A mudança climática está piorando muito os principais determinantes da tuberculose, como desigualdade, deslocamentos e insegurança alimentar, ao mesmo tempo que eventos agudos, como secas e inundações, dificultam ainda mais o acesso e a manutenção dos tratamentos.
A afirmação é do médico Jeremy Farrar, 63, cientista chefe da OMS (Organização Mundial da Saúde) e professor de medicina tropical da Universidade de Oxford, que participa do Fórum Global de Vacinas contra Tuberculose, que começa nesta terça (8), no Rio de Janeiro.
Segundo ele, o impacto climático ocorre por meio de três vias: a desnutrição enfraquece o sistema imunológico, tornando os indivíduos mais suscetíveis à tuberculose; o deslocamento em massa e a migração levam à superlotação e às más condições de moradia, aumentando o risco de infecção e transmissão.
Por fim, as interrupções no sistema de saúde causadas por eventos climáticos extremos impactam as cadeias de suprimentos e o acesso ao tratamento, atrasando o diagnóstico e o tratamento da tuberculose, aumentando as taxas de transmissão e contribuindo para resultados adversos à saúde.
No Brasil, a taxa de incidência da tuberculose vem crescendo: passou de 35,6 por 100 mil, em 2003, para 39,8% em 2023, segundo dados do Ministério da Saúde. Amazonas e Rio de Janeiro estão na liderança com, coeficiente de 86,3 e 71,7 casos por 100 mil.
No ano passado, foram diagnosticados 84.858 novos casos, dos quais 68% em homens, com idade média de 40 anos. Os negros (pardos e pretos) respondem por 60,6% dos registros. A taxa de morte geral ficou em 6%, mas entre populações vulneráveis, como a população de rua, atingiu 22%.
Para Jeremy Farrar, é importante que os sistemas de saúde estejam resilientes ao clima e que incluam pacotes de serviços essenciais para tuberculose como parte de programas de mitigação de risco, além de mecanismos de financiamento.

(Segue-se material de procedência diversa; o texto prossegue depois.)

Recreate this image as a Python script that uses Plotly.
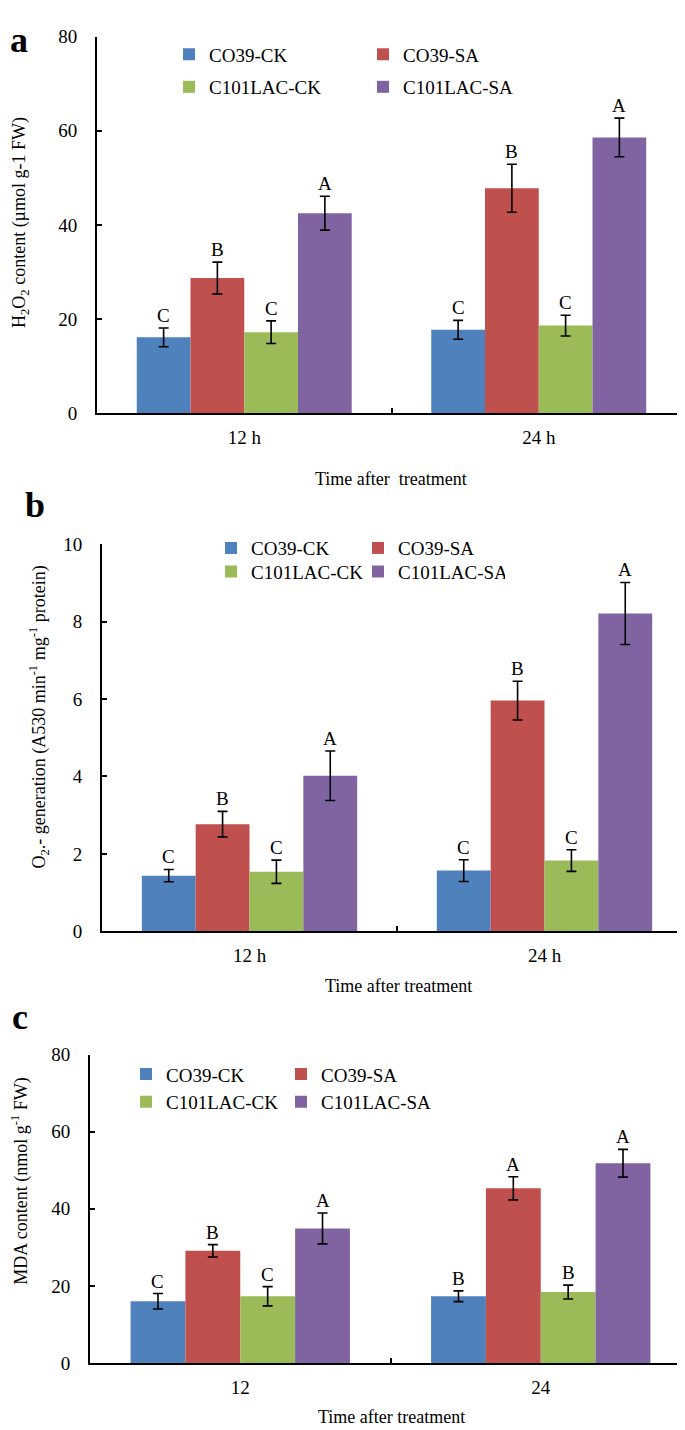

De acordo com ele, pesquisas indicam que, em média, metade das pessoas com tuberculose e suas famílias enfrentam custos totais (incluindo despesas médicas diretas, pagamentos diretos não médicos e custos indiretos, como perda de renda), que excedem 20% da renda familiar anual.
Acabar com a epidemia requer acesso universal a serviços sociais e de saúde e uma abordagem integrada de diagnósticos, novas vacinas e tratamento, segundo Farrar.
Em 2023, havia pelo menos 15 novas vacinas candidatas, 28 medicamentos e vários testes de diagnóstico em fase de ensaios clínicos, embora muitos deles ainda estejam em estágios iniciais de desenvolvimento e com financiamento muito limitado.
Atualmente, a única vacina contra a tuberculose (BCG), dada no nascimento, previne a a meningite tuberculosa e tuberculose miliar em crianças pequenas, mas tem eficácia limitada contra infecção em adultos e adolescentes_onde estão concentrados 90% dos casos da doença.
“A modelagem indica que uma vacina que previna doenças em adolescentes e adultos será a maneira mais eficaz de reduzir tanto a incidência de casos de tuberculose quanto a transmissão de novas infecções por Mycobacterium tuberculosis [Mtb], em todas as faixas etárias”, diz Farrar.
Ele afirma ainda que um número significativo de pessoas no mundo não está sendo diagnosticado e encaminhado para tratamento. A cobertura global do tratamento foi de 70% em 2022, e isso foi muito menor para crianças de 14 anos ou menos (49%).
“Testes acessíveis que possam ser usados para detectar a tuberculose no nível de atenção primária à saúde, em ambientes de poucos recursos, precisam ser desenvolvidos.”
A resistência aos medicamentos antimicrobianos também é um problema global crescente.
“Continua a ceifar um número significativo de vidas, e a taxa global de sucesso do tratamento permanece baixa.”
Segundo dados da OMS, a taxa de sucesso do tratamento para tuberculose resistente a medicamentos é de 63%. Em 2022, apenas duas em cada cinco pessoas com tuberculose resistente a medicamentos tiveram acesso ao tratamento.
Na opinião de Farrar, o desenvolvimento de regimes de combinação mais seguros, eficazes e mais curtos e baratos para tratar todas as formas de tuberculose resistente a medicamentos é necessário, inclusive para as populações mais vulneráveis, como crianças, mulheres grávidas e lactantes, pessoas vivendo com HIV e comunidades deslocadas.